When religion first declined in the West in the 19th century, a widespread assumption was that universities could take up some of the slack. Culture could replace scripture. But these hopes too have been conclusively betrayed. A range of academic subjects – philosophy, history, literature – are in principle highly connected to the task of educating our emotional lives; they capture the course of human experience in all its complexities – and the leading universities have often been hugely well resourced and housed in majestic settings. From the outside they have looked like places that would have the authority and the opportunity to help individuals and even whole societies becomes emotionally wise. But, this grand promise has been tragically undercut (or, more bluntly, betrayed) by an academic obsession with abstraction and obscurity. If an individual turned up at one of the great universities frankly asking for help, they would be regarded as deranged and forcibly removed.

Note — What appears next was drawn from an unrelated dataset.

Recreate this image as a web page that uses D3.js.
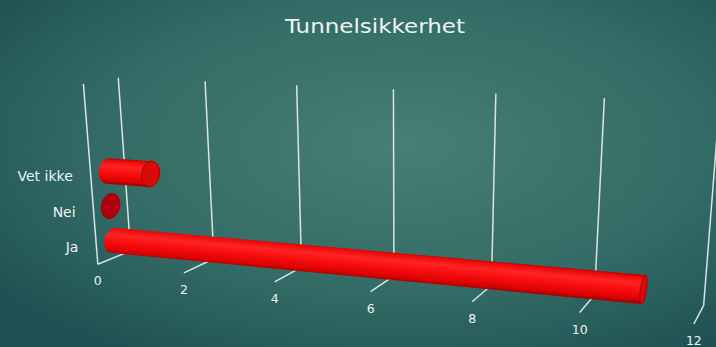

A similar betrayal has happened around art museums. Here too the hope was that these could take over some of the tasks of religion: that museums could become our new cathedrals. The great galleries of the world may sometimes look the part, but close up they harbour no comparable ambitions to guide and elevate us. Cathedrals were intended to provide very specific courses in emotional education and guidance, taking us in ordered stages through a process of training leading to a specific and admired conclusion. No such ambitions attend galleries. One would be equally unwise to show up in sorrow at a museum asking for help in knowing how to live and die well.
The idea of emotional education therefore remains at once deeply relevant and widely neglected. The challenge before us is to break down emotional intelligence into a range of skills, a curriculum of emotional skills, that are at work in wise and temperate lives. We should be ready to embark on a systematic educational programme in an area that has for too long, unfairly and painfully, seemed like a realm of intuition and luck.